Thursday, 11 October 2012

Dutch Court Opens Case filed by Niger Delta Farmers Against Shell Oil For Pollution Compensation

A historic suit against Royal Dutch Shell, filed by farmers and fisherman from the Niger Delta, goes before a court today in The Hague to settle a claim for damages caused by massive oil spills in the region. 
The four farmers and fishermen, and the Friends of the Earth environmental group, accuse the oil company of polluting land and waterways in three villages in the Niger Delta - Goi, Oruma and Ikot Ada Udo.
"If you are drinking water you are drinking crude, if you are eating fish, you are eating crude, if you are breathing, you are breathing crude," one of the farmers from the Goi community, Eric Dooh, told reporters outside court.
"What I expect today is justice," he added. "I expect that judges are going to proceed in this matter, have sympathy and look into our environment — tell Shell to apply the international standards where they are operating in Nigeria."
"My community is a ghost land as a result of the devastation. We had good vegetation. Today people have respiratory problems and are getting sick," said Dooh, who lives between two pipelines.

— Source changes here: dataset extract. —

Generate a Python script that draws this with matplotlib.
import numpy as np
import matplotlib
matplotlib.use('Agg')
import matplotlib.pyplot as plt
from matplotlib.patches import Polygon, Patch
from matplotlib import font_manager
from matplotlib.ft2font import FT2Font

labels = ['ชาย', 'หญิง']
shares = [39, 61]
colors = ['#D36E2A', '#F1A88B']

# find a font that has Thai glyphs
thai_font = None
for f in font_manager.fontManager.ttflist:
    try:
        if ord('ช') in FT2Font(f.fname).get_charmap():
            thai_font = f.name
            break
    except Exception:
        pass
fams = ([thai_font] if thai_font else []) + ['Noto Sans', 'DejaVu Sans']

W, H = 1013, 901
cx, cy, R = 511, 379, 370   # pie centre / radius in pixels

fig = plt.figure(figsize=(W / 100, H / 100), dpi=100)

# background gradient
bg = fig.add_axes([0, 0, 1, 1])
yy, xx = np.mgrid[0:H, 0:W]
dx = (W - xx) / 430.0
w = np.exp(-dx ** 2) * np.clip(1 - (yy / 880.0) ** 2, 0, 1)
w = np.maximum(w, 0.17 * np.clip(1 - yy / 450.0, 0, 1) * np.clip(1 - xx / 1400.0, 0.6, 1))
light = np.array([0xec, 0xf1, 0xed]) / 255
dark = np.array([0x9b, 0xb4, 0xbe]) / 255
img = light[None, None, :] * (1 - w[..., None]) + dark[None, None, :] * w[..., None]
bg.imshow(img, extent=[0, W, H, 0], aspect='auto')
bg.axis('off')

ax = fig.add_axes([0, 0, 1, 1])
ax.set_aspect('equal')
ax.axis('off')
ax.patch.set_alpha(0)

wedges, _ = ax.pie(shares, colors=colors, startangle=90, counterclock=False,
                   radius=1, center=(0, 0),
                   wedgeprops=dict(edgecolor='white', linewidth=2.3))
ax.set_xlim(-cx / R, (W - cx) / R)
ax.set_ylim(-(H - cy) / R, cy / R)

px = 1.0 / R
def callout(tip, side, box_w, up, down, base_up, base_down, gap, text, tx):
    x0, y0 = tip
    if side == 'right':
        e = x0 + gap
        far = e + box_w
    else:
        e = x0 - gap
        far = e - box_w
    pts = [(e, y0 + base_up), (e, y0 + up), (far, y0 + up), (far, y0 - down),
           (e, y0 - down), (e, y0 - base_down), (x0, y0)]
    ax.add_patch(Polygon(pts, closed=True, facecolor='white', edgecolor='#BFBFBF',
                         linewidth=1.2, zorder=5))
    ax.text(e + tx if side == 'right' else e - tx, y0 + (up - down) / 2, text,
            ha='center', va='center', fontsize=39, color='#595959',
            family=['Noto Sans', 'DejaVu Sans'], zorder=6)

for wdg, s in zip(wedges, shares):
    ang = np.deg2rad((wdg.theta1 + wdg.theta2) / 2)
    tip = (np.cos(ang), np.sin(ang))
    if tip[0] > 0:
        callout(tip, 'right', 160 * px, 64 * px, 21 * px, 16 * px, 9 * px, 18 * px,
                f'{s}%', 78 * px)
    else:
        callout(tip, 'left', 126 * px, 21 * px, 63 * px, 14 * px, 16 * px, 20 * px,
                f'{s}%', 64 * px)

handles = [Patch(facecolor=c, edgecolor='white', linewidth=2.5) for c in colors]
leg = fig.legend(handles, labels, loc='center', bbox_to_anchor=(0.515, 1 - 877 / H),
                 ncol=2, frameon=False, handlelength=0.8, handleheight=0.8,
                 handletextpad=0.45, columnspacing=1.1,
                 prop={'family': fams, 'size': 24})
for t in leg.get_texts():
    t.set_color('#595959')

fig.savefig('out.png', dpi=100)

"Shell is aware of the whole devastation. I want them to pay compensation, to clean up the pollution so we can grow our crops and fish again," the 44-year-old told Reuters before the hearing. The four seek unspecified compensation and argue they can no longer feed their families because of the pollution by oil from Shell’s pipelines and production facilities.
The case could set a precedent for damage claims against international companies.
Royal Dutch Shell PLC long argued that the case, which was launched in 2008, should be heard in Nigeria and still maintains the Dutch court should not have jurisdiction.
Lawyers for the Nigerians argue that key policy decisions by Shell are made at its headquarters in The Hague and that means the Dutch court can rule in the case.
"The matter has been resolved as far as we are concerned and we do not properly understand why Friends of the Earth has submitted the case," Allard Castelein, Shell's vice president for environment, told Reuters before the hearing.
The biggest pollution problem in the Niger Delta, said Castelein, was caused by thieves who steal oil from Shell's installations. Around 150,000 barrels of oil are stolen every day in the Delta. That is worth about $6 billion a year.
But Channa Samkalden, representing the four Nigerians, told the court Shell had failed to maintain pipelines, clean up leaks and prevent pollution.
"It was insufficient maintenance, not sabotage, that was responsible for the leaks ... Shell did not operate as a conscientious oil company," she said.
Three judges are expected to deliver their verdict on the Hague case in the new year.